La priorità della gente: i selfie
Se un tempo raggiungere la meta significava festeggiare con una buona merenda pane e salame, ora la priorità sono prima di tutto i selfie. Quegli scatti così agognati per mesi osservando le immagini pubblicate dalle persone sui diversi canali social. “Il selfie con il lago color indaco: mi sento già meglio, anzi no: prima devo pubblicarlo su Instagram”, il ritornello.
Come spesso capita negli ultimi anni, ecco alcune persone farsi numerose foto vestite eleganti, con abiti lunghi e scarpe da ginnastica, pronte ad immortalare quell’indimenticabile scatto griffate come se fossero allo Ushuaia di Ibiza. Spesso al lago arrivano anche sposini con tanto di fotografo: “Se non è il Canal Grande di Venezia, tutti al Sorapiss”.

Il grande problema
Il grande problema del turismo di massa si può notare tra i cespugli che si trovano a meno di 100 metri dal lago: sono pieni di fazzoletti, escrementi e sporcizie di vario genere, assorbenti compresi. Questo accade tutti i giorni, per la disperazione dei rifugisti e delle guardie: “Ma cosa si potrebbe fare? Forse potenziare i controlli?”.
Nessuno ha una soluzione a tutto, ma quello che pare evidente ai nostri occhi è che il lago del Sorapiss, oggi, ha raggiunto un punto di non ritorno, purtroppo.
Il patema del ritorno
Il ritorno, come sempre da almeno 10 anni, è un patema: lunghissime file nei diversi sensi di marcia, incroci, spintoni, perdite di equilibro, arrabbiature, storte, urla dei bambini: “Speriamo di arrivare in fretta alla macchina”, il pensiero comune.
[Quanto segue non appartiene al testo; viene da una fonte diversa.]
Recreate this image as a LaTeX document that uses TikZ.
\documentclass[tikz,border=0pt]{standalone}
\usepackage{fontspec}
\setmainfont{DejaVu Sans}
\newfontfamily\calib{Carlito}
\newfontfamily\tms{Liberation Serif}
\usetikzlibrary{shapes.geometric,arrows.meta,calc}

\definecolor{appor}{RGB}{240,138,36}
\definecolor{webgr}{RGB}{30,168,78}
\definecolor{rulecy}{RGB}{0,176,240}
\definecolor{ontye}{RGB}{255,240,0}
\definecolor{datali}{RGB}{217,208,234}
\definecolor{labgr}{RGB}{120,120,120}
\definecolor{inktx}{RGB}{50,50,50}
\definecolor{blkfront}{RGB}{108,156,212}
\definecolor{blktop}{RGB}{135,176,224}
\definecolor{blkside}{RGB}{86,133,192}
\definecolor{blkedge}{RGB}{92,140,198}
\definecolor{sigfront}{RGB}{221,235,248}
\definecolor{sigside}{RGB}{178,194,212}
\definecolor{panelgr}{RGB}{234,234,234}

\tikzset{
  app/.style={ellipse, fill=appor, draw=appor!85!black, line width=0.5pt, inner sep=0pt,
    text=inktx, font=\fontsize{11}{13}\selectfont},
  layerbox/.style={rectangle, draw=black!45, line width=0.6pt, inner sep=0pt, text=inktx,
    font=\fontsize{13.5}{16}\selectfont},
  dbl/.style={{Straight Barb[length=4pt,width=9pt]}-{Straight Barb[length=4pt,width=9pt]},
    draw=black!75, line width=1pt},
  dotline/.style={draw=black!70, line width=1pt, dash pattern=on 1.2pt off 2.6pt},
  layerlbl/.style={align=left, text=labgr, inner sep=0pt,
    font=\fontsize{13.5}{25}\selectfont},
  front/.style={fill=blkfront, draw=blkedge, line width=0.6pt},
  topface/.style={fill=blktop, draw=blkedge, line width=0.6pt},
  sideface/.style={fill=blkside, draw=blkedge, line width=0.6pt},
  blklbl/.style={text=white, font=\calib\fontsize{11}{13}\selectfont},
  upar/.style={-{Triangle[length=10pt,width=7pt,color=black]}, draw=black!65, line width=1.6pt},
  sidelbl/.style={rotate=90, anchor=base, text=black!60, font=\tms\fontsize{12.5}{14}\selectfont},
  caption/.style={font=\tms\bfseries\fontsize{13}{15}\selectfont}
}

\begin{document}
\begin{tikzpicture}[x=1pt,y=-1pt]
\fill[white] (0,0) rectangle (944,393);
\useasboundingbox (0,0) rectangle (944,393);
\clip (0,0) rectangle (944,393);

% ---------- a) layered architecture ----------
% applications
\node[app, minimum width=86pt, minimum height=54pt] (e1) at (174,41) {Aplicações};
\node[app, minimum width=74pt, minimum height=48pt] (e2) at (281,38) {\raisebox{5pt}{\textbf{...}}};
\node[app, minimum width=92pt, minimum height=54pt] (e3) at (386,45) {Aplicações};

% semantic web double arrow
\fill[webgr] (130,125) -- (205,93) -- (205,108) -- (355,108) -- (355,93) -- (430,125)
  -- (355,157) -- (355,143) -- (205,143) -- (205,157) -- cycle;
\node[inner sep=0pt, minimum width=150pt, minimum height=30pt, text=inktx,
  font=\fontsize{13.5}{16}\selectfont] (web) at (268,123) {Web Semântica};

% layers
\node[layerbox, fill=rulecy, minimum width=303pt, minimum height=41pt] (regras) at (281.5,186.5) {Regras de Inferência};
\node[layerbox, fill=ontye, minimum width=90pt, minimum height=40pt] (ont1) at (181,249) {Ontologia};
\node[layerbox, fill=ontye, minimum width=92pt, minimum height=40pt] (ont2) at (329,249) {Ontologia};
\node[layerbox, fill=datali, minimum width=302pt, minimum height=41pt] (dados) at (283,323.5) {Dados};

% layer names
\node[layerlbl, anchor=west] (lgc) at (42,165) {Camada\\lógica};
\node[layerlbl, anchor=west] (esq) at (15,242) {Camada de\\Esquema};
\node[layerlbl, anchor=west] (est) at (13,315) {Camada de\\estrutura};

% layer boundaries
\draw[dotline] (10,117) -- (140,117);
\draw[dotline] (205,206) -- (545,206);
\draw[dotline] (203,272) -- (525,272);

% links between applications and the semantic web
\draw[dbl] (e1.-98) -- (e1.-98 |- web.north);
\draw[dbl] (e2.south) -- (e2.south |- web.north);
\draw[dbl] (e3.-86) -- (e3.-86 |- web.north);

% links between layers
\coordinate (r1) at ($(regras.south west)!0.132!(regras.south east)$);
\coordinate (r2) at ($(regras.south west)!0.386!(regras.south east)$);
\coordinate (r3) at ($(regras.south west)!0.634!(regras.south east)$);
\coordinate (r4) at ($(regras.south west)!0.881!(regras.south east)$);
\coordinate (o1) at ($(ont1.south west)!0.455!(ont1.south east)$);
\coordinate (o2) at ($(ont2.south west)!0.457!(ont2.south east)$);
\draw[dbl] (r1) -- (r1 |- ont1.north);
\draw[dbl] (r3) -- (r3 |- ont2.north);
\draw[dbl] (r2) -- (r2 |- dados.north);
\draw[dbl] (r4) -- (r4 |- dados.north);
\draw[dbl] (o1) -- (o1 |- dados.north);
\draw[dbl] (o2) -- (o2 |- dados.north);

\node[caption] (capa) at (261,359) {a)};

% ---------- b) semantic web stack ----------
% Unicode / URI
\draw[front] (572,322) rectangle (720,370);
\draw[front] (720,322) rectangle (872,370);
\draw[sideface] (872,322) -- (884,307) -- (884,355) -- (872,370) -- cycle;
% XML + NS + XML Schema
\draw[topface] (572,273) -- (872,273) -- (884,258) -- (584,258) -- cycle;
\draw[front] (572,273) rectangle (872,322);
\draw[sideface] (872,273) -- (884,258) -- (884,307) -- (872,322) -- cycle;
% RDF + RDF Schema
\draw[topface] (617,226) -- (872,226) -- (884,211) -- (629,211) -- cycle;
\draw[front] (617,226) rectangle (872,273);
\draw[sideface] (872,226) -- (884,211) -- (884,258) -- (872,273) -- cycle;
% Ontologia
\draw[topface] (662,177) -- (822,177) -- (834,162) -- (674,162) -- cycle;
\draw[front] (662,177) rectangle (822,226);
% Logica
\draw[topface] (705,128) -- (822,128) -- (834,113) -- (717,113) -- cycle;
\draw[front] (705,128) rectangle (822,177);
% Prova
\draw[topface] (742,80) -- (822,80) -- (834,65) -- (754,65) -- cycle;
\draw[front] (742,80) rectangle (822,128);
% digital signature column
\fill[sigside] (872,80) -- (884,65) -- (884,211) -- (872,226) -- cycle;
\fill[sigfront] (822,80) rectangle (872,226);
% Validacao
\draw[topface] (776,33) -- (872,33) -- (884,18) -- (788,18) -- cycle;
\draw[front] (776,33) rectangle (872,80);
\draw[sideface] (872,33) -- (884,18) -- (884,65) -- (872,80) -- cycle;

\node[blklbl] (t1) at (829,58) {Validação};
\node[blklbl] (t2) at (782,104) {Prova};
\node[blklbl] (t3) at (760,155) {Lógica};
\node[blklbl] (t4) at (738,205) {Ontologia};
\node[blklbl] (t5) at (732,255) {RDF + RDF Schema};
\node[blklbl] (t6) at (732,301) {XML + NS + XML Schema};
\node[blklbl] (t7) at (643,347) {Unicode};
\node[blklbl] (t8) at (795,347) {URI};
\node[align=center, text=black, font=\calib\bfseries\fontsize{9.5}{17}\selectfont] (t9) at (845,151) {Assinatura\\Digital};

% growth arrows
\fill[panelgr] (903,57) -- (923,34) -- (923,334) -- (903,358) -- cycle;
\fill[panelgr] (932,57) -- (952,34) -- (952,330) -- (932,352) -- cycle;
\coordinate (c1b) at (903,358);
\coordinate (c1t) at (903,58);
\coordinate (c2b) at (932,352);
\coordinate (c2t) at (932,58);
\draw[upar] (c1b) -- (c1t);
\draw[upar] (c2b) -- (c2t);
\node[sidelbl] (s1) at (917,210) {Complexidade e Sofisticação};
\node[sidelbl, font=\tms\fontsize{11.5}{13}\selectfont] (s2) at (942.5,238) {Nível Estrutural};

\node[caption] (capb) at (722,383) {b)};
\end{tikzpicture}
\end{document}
All’auto ci arriviamo, la giornata è finita: in questi momenti la parte che ama Cortina soffre, ma porta dentro di sé il bello di ciò che ha visto. La parte che scrive l’articolo, invece, spera di dare una visione critica che spinga enti ed istituzioni a fare meglio, per tutelare un luogo più unico che raro.